The original promise, if any, was made to Lloyd for the benefit of the plaintiff and her children. It is immaterial whether Lloyd be regarded as a trustee of an express trust, or as a mere promisee to whom a promise was made for the benefit of another. In either case he was a proper party plaintiff. Bliss, Code PL, Secs. 54, 55, 58, 262; Langdell, Contracts, Summary, Sec. 62. In some jurisdictions where a promise is made to one for the benefit of another, either may bring the action in his own name. But a judgment recovered by one would be a bar to an action brought by the other. It is not necessary that the • parties to the two suits should be nominally the same; it is sufficient if they are really and substantially the same in interest. Black, Judgments, Sec. 537. A judgment against one who sues for the benefit of another will bar a second suit by the latter in his own name. Ib., Sec. 538. Rogers vs. Gosnell, 51 Mo., 469.
But it is further contended that prior to the bringing of the action at law a new agreement was entered into by which Lloyd surrendered his trust, and the defendants became trustees in his place for the benefit of the plaintiff and her children, and that consequently Lloyd could not properly bring the former action, and that this suit is not based on the original promise, but upon' the subsequent agreement. The new agreement alleged to have been made between the plaintiffs and defendants could not stand by itself. There was no consideration. A promise cannot be supported by a past or executed consideration. The second agreement or arrangement, if any, must have been made either in pursuance of or by way of substitution for the first agreement. In either case the consent of Lloyd, the promisee in the first *217agreement, would be essential. A new agreement by way of substitution would require a consideration — as a release of Grinbaum & Co. by Lloyd from the obligation of their promise to him in consideration of their payment or promise to pay or hold the $5000 to, or for the benefit of, the plaintiff and her children.

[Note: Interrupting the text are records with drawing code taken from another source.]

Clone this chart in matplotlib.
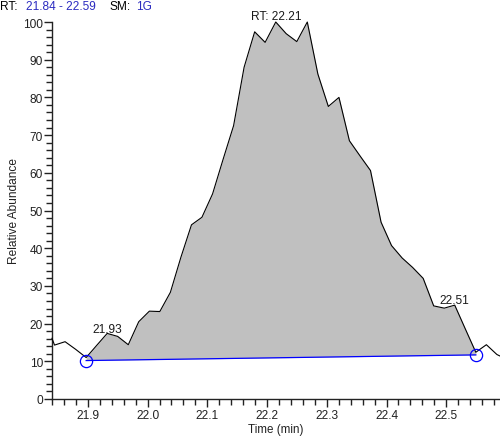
import matplotlib
matplotlib.use("Agg")
import matplotlib.pyplot as plt
from matplotlib.ticker import MultipleLocator
import numpy as np

plt.rcParams['font.family'] = ['Liberation Sans', 'DejaVu Sans']

# Chromatogram trace
times = [21.840, 21.8442, 21.8619, 21.8794, 21.8972, 21.9147, 21.9324, 21.9500,
         21.9677, 21.9852, 22.0030, 22.0205, 22.0382, 22.0558, 22.0735, 22.0910,
         22.1088, 22.1263, 22.1440, 22.1616, 22.1793, 22.1968, 22.2146, 22.2321,
         22.2498, 22.2674, 22.2851, 22.3026, 22.3204, 22.3379, 22.3556, 22.3732,
         22.3909, 22.4084, 22.4262, 22.4437, 22.4614, 22.4790, 22.4967, 22.5142,
         22.5319, 22.5495, 22.5672, 22.5848, 22.5900]
abundance = [16.1, 14.3, 15.2, 13.2, 11.0, 14.2, 17.4, 16.6,
             14.4, 20.5, 23.3, 23.2, 28.3, 37.6, 46.2, 48.2,
             54.4, 63.5, 72.5, 88.0, 97.4, 94.6, 100.0, 96.9,
             94.8, 100.0, 86.2, 77.6, 80.0, 68.5, 64.5, 60.6,
             46.9, 40.7, 37.4, 34.9, 32.0, 24.7, 24.1, 24.9,
             18.6, 12.4, 14.4, 11.8, 11.4]

# Integration baseline (start / end)
base_times = [21.8972, 22.5495]
base_values = [10.2, 11.7]

# Peak labels
label_times = [21.9324, 22.2146, 22.5142]
label_texts = ["21.93", "RT: 22.21", "22.51"]
label_offsets = [1.2, 2.2, 1.5]

xlim = (21.84, 22.59)
ylim = (0, 100)
xticks = [21.9, 22.0, 22.1, 22.2, 22.3, 22.4, 22.5]
xticklabels = ["21.9", "22.0", "22.1", "22.2", "22.3", "22.4", "22.5"]

W, H = 500, 439
fig = plt.figure(figsize=(W / 100, H / 100), dpi=100)
ax = fig.add_axes([52 / W, (H - 400) / H, (W - 52) / W, (400 - 23) / H])

t = np.array(times)
a = np.array(abundance)

# filled peak area
mask = (t >= base_times[0] - 1e-9) & (t <= base_times[1] + 1e-9)
base = np.interp(t, base_times, base_values)
ax.fill_between(t[mask], a[mask], base[mask], color='#c0c0c0', linewidth=0, zorder=1)

ax.plot(t, a, color='black', linewidth=0.8, zorder=3, clip_on=False)
ax.plot(base_times, base_values, color='#0000ff', linewidth=0.9, zorder=4)
ax.plot(base_times, base_values, linestyle='none', marker='o', markersize=8.8,
        markerfacecolor='none', markeredgecolor='#0000ff', markeredgewidth=0.9,
        zorder=5, clip_on=False)

for lt, txt, off in zip(label_times, label_texts, label_offsets):
    ly = np.interp(lt, t, a)
    ax.annotate(txt, xy=(lt, ly), xytext=(0, off), textcoords='offset points',
                ha='center', va='baseline', fontsize=8.6, color='#1a1a1a',
                annotation_clip=False)

ax.set_xlim(*xlim)
ax.set_ylim(*ylim)
ax.set_xticks(xticks)
ax.set_xticklabels(xticklabels)
ax.xaxis.set_minor_locator(MultipleLocator(0.02))
ax.yaxis.set_major_locator(MultipleLocator(10))
ax.yaxis.set_minor_locator(MultipleLocator(2))

for s in ['top', 'right']:
    ax.spines[s].set_visible(False)
for s in ['left', 'bottom']:
    ax.spines[s].set_linewidth(1.0)
    ax.spines[s].set_color('#222222')

ax.tick_params(axis='both', which='major', direction='out', labelsize=8.6,
               colors='#222222', width=1.0)
ax.tick_params(axis='y', which='major', length=6, pad=0.5)
ax.tick_params(axis='y', which='minor', length=4, width=1.0, colors='#222222')
ax.tick_params(axis='x', which='major', length=5.5, pad=1.5)
ax.tick_params(axis='x', which='minor', length=4, width=1.0, colors='#222222')

ax.set_xlabel("Time (min)", fontsize=8.4, labelpad=2, color='#222222')
ax.set_ylabel("Relative Abundance", fontsize=8.6, labelpad=2.5, color='#222222')

# header line
blue = '#2b2bc0'
hy = 1 - 9.5 / H
parts = [("RT:", 0, 'black'), ("21.84 - 22.59", 26.5, blue),
         ("SM:", 110, 'black'), ("1G", 136.5, blue)]
for txt, px, col in parts:
    fig.text(px / W, hy, txt, color=col, fontsize=8.6, ha='left', va='baseline')

fig.savefig("out.png", dpi=100)
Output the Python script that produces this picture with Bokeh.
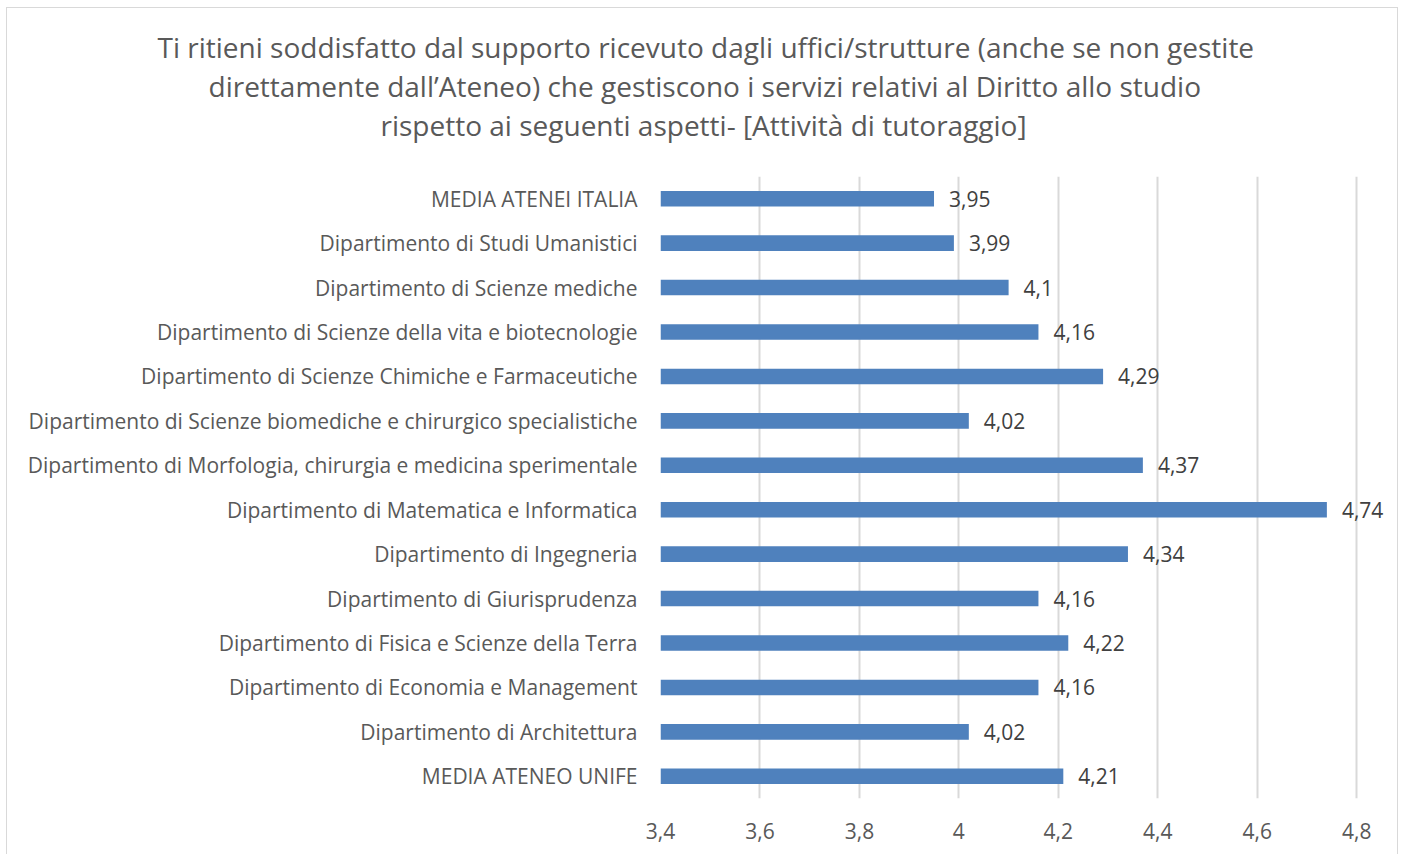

There is no evidence of any such binding agreement. On the contrary, the very fact that Lloyd afterwards brought the action at law is strong proof, aside from other evidence, that no such new contract was ever made. The new arrangement, if any, therefore, must have amounted to no more than a mere method of carrying out the first agreement, Lloyd still remaining the promisee. This appears to be the view taken by the plaintiff herself, for she alleges in her bill that the new agreement was made in pursuance of the original promise. Lloyd would merely be estopped from claiming any moneys paid out, or from holding the defendants liable for any acts done, by his consent. It would still be in his power at the time he brought his action to enforce, by suit or otherwise, the original promise, if any, so far as it remained unperformed.
A. liosa, for plaintiff. A. 8. Hartwell, for defendants.The decree appealed from is affirmed, with costs.